§ Provided data
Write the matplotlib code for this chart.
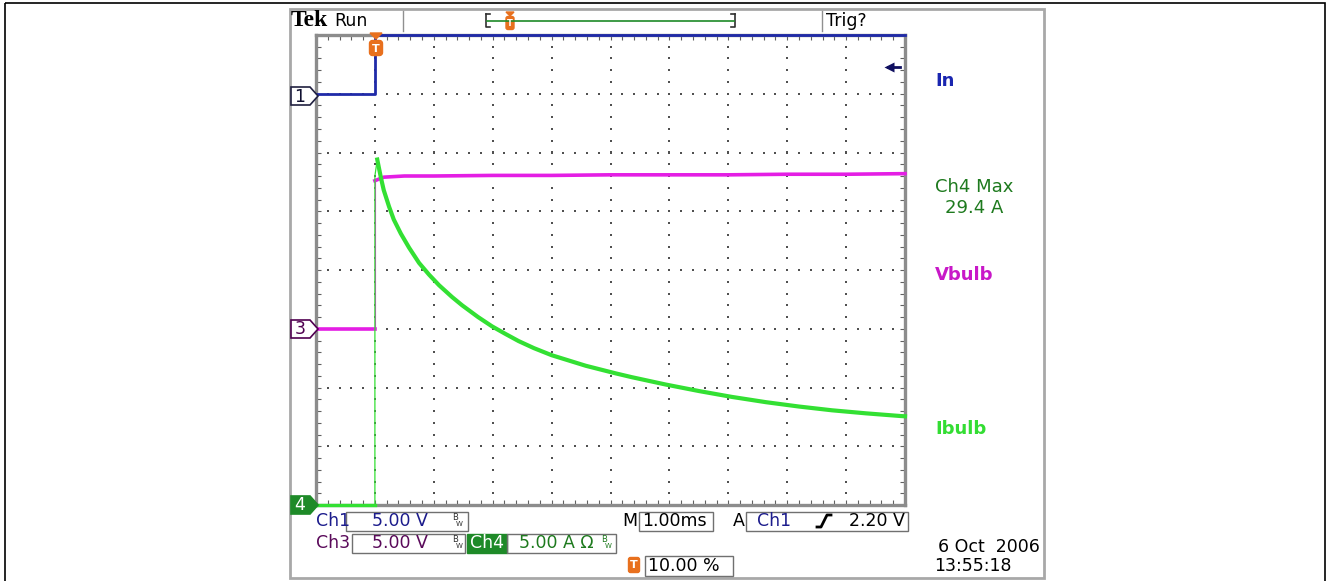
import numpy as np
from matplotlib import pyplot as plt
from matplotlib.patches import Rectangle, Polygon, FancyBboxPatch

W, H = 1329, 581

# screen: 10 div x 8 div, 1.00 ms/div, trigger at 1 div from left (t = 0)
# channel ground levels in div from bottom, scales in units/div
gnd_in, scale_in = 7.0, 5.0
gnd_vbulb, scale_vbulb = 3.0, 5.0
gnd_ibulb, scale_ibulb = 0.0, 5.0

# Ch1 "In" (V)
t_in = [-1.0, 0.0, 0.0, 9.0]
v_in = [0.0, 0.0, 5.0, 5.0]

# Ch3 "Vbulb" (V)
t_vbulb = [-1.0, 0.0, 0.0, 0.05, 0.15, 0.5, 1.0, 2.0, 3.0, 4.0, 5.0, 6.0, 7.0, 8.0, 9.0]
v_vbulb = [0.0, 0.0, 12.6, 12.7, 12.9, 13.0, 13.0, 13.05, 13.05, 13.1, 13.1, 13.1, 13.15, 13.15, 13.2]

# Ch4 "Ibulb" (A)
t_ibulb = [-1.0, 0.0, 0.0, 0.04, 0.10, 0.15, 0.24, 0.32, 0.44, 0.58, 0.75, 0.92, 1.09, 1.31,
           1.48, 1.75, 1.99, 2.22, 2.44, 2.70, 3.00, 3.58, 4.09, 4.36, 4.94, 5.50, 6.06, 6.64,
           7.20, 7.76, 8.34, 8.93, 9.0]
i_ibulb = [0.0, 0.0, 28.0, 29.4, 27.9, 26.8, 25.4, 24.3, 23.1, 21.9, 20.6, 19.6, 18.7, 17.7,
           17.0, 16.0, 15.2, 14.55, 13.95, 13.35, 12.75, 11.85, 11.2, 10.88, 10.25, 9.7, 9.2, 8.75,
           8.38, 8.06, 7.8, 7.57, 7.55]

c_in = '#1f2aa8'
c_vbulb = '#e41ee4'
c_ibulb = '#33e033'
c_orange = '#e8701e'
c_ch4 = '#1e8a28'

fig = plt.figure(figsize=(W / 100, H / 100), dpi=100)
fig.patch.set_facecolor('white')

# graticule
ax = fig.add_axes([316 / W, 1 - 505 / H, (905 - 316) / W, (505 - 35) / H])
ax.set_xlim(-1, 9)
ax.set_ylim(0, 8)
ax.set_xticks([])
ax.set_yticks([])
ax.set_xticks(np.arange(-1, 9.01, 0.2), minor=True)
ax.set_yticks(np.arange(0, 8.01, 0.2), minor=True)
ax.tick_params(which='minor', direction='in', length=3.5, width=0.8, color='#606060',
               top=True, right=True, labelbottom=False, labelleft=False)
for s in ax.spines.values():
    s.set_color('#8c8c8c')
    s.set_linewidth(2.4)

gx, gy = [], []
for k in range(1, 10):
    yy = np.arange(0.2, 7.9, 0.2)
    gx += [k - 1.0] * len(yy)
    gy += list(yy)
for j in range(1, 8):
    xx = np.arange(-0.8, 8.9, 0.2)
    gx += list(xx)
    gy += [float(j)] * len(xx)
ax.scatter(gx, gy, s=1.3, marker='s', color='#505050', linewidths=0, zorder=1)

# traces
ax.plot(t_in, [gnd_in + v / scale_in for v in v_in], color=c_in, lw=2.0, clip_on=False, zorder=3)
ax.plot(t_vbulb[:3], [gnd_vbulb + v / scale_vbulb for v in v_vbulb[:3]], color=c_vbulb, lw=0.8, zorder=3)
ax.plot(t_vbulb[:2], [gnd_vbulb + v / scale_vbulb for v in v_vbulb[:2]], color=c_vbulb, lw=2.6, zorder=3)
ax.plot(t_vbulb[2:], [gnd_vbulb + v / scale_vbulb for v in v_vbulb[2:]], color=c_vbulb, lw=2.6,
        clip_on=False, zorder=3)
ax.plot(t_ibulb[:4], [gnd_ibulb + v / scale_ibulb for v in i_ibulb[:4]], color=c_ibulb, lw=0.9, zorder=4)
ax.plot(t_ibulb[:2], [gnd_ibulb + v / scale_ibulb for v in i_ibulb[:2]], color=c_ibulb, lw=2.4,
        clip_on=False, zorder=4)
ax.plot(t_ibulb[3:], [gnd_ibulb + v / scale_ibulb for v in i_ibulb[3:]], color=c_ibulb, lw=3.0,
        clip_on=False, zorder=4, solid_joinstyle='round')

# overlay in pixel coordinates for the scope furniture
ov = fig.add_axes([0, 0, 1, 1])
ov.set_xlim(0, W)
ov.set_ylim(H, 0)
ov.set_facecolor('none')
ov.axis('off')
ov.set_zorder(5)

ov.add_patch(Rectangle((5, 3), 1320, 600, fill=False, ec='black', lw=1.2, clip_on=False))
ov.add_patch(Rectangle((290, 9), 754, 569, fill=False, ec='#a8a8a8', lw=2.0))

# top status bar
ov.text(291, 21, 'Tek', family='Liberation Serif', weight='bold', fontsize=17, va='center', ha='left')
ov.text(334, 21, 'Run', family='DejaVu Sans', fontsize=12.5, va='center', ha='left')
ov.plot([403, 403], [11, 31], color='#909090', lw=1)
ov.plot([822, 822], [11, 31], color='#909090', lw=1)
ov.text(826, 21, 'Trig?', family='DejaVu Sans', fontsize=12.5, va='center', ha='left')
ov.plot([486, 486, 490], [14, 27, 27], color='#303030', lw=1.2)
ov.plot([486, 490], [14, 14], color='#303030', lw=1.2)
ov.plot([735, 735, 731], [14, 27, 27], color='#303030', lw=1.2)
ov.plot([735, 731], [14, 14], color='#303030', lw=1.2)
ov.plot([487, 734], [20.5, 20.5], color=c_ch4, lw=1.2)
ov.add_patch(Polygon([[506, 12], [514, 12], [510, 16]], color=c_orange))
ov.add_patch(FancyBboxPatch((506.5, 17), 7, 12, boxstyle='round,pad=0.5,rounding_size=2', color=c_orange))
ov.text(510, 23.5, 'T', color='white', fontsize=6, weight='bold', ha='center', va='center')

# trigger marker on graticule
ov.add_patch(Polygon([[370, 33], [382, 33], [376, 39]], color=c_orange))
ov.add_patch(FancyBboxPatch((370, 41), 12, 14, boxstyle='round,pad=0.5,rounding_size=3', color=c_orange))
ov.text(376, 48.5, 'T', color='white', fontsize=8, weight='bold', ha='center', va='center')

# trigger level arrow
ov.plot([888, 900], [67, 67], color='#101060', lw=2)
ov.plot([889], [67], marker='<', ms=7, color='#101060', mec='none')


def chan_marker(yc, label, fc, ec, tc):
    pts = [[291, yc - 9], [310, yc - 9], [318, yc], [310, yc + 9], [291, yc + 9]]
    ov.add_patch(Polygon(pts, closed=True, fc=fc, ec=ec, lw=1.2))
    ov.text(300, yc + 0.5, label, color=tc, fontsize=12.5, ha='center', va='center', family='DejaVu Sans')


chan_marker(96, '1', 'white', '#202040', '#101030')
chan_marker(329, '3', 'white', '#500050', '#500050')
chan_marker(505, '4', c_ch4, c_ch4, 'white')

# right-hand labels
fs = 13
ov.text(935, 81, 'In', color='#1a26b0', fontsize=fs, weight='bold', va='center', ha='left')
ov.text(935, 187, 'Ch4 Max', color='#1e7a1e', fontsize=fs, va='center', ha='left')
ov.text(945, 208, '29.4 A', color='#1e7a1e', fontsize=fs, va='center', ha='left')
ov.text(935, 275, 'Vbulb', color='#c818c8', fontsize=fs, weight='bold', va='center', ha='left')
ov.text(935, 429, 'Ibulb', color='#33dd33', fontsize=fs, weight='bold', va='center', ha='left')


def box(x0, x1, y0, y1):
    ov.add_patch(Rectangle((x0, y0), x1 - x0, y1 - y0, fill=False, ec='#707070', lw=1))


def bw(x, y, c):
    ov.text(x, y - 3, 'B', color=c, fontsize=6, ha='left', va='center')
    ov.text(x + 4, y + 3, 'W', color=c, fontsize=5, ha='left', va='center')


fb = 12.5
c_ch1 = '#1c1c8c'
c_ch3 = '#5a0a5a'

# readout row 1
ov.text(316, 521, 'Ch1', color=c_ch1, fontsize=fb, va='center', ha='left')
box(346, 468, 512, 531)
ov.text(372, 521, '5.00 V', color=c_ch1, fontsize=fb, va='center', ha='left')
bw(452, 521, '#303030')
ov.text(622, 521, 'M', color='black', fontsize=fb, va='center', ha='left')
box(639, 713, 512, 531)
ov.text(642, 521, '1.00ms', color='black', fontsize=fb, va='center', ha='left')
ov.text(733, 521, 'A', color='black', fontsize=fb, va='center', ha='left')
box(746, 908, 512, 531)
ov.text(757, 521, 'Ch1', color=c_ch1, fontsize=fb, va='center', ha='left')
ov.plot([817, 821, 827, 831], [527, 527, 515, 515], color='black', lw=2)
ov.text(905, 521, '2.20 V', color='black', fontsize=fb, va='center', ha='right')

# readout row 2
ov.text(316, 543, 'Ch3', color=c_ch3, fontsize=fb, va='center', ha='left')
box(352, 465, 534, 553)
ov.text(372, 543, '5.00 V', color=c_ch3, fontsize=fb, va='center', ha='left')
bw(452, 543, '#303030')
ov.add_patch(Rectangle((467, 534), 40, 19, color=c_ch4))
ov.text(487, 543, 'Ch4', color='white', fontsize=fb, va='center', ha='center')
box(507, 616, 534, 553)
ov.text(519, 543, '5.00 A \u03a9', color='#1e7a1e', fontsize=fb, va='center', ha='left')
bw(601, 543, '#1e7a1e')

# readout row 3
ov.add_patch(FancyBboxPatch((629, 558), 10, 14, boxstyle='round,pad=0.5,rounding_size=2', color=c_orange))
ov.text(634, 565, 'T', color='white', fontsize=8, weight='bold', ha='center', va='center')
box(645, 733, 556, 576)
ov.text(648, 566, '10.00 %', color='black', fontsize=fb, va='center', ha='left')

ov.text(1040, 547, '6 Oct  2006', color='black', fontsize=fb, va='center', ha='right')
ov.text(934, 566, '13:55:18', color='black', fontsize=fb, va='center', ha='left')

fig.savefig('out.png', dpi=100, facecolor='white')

§ Task instructions
Begin at the top of the material above and output each line exactly, stopping after the line that holds "W, H = 1329, 581". Leave out pictures.

§ Response for this exercise
Write the matplotlib code for this chart.
import numpy as np
from matplotlib import pyplot as plt
from matplotlib.patches import Rectangle, Polygon, FancyBboxPatch

W, H = 1329, 581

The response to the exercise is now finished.